### Exercise data

## BEGIN

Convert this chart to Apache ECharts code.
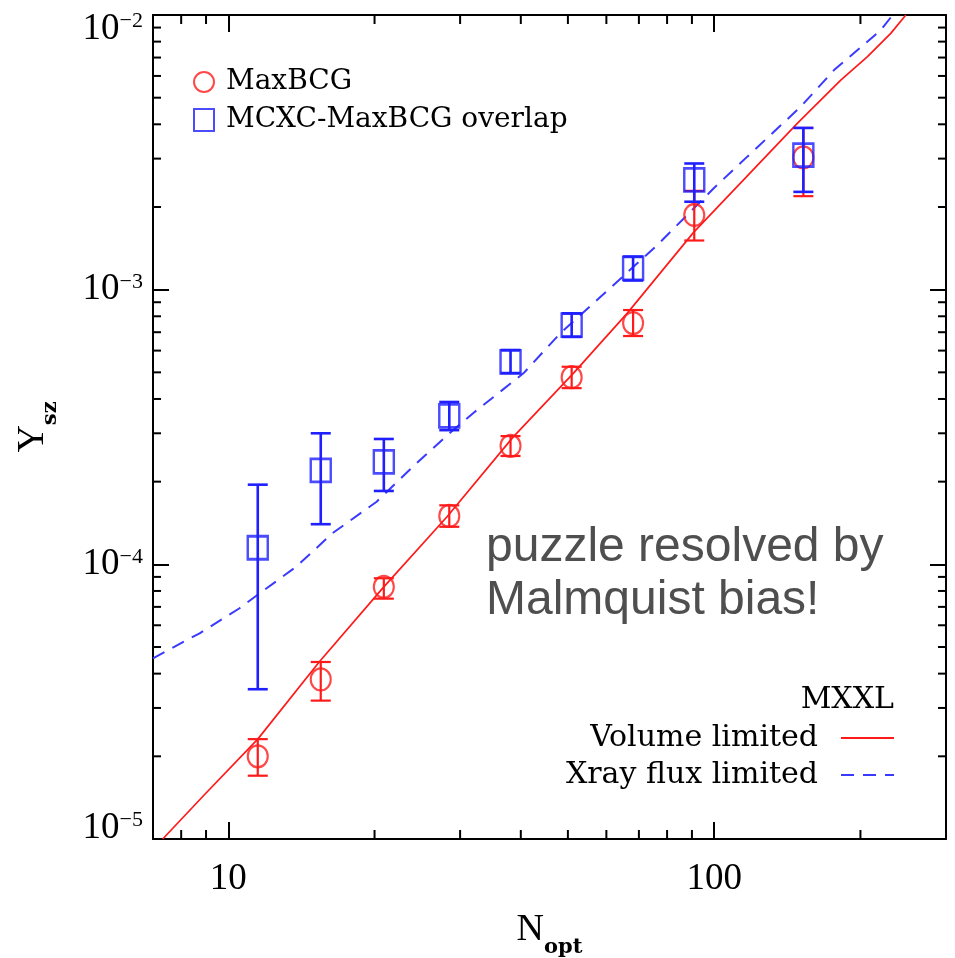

## END
## BEGIN

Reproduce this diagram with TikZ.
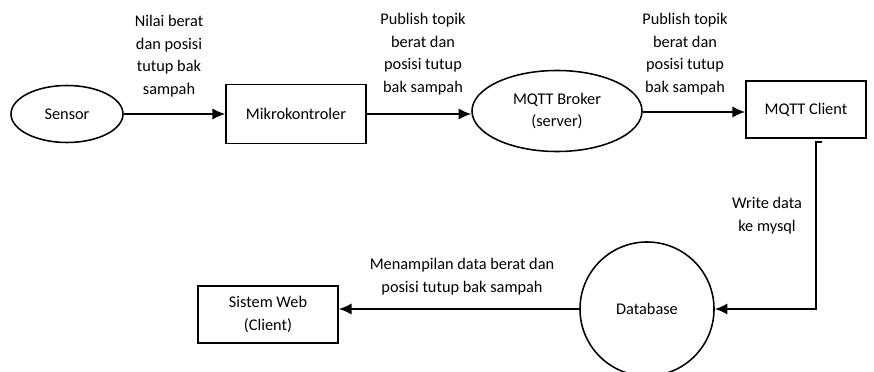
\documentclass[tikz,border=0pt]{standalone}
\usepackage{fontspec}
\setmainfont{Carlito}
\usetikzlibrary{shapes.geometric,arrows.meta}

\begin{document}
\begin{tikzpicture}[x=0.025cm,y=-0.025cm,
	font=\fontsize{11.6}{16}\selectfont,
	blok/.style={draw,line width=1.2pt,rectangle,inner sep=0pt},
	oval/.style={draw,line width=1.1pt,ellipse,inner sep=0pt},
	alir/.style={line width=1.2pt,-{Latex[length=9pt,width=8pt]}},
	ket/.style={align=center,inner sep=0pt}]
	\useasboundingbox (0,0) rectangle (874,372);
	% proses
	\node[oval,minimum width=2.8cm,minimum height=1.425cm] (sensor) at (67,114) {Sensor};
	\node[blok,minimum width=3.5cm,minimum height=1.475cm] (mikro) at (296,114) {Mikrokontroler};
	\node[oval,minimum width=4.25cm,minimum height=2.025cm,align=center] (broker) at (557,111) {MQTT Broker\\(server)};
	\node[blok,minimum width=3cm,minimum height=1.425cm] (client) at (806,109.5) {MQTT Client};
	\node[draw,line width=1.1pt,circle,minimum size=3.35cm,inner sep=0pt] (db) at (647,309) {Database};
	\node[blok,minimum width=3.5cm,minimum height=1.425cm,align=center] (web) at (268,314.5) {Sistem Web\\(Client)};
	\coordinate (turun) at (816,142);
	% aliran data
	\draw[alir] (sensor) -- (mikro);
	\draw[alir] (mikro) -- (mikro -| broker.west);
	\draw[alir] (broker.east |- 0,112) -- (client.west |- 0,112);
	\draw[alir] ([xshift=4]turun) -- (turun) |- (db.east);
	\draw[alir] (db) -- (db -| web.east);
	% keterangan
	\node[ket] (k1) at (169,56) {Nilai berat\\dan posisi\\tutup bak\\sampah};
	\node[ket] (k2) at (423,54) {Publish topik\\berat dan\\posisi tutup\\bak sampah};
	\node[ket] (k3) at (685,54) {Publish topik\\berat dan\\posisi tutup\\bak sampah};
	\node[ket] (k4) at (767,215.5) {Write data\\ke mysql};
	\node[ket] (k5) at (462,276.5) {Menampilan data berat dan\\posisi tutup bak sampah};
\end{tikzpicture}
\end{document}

## END

### Stated task
Gather every line from the listing above in which the word "this" appears.

### Exercise output
Convert this chart to Apache ECharts code.
Reproduce this diagram with TikZ.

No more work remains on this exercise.